Remote welding monitoring systems have been developed for observing robotic and manual welding operations as they occur. One such system utilizes an arc welder having a welding electrode longitudinally positioned in and extending through a cylindrical housing. This housing in turn is coupled to an enclosure containing a pair of mirrors in a periscopic configuration, with the welding electrode passing through an opening in one of the mirrors. This electrode mirror is positioned adjacent an opening in the enclosure through which the welding electrode passes to a workpiece. An image of the welding operation is obtained through this opening and is reflected by the electrode mirror to a second mirror, which in turn reflects the image to a lens. The image is then coupled by a fiber optic bundle to an optical/electrical system which conditions the optical image and converts it to a video signal which is ultimately displayed on a video monitor or recorded. This system permits sensitive electronic components to be remotely located from a harsh welding environment and also provides a measure of safety for the human operator, which is a particularly sensitive issue with regard to robotic operations.

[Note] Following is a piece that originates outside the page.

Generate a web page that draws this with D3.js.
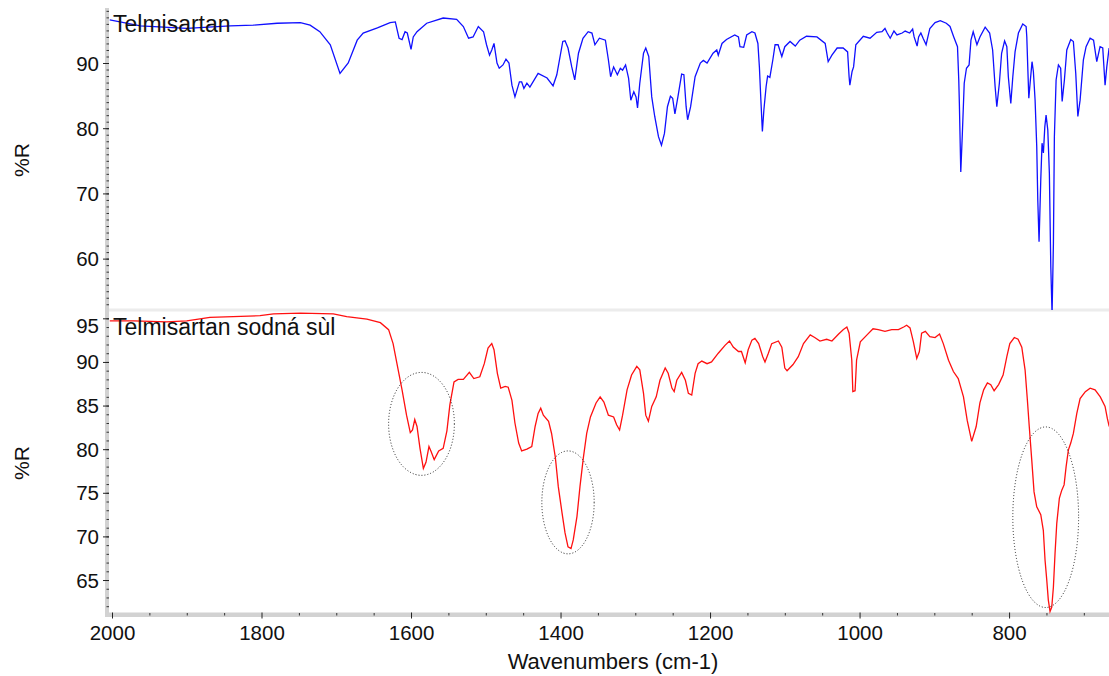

Difficulties have arisen, however, because design considerations of the monitoring system make it cumbersome to position the welding torch in many of the various attitudes necessary to perform welding tasks. To do this with the current design, it is necessary to reposition the torch, the monitoring system, and the optics. Obviously, the man-hours spent in manipulating components of this configuration of monitoring system while repositioning the torch is expensive, and further, there may occur an inordinate component failure as with fiber optic bundles, as individual fibers are prone to be broken.
It is the object of this invention to provide a welding monitoring system which allows the arc welder to be readily positioned while leaving the optical system relatively undisturbed.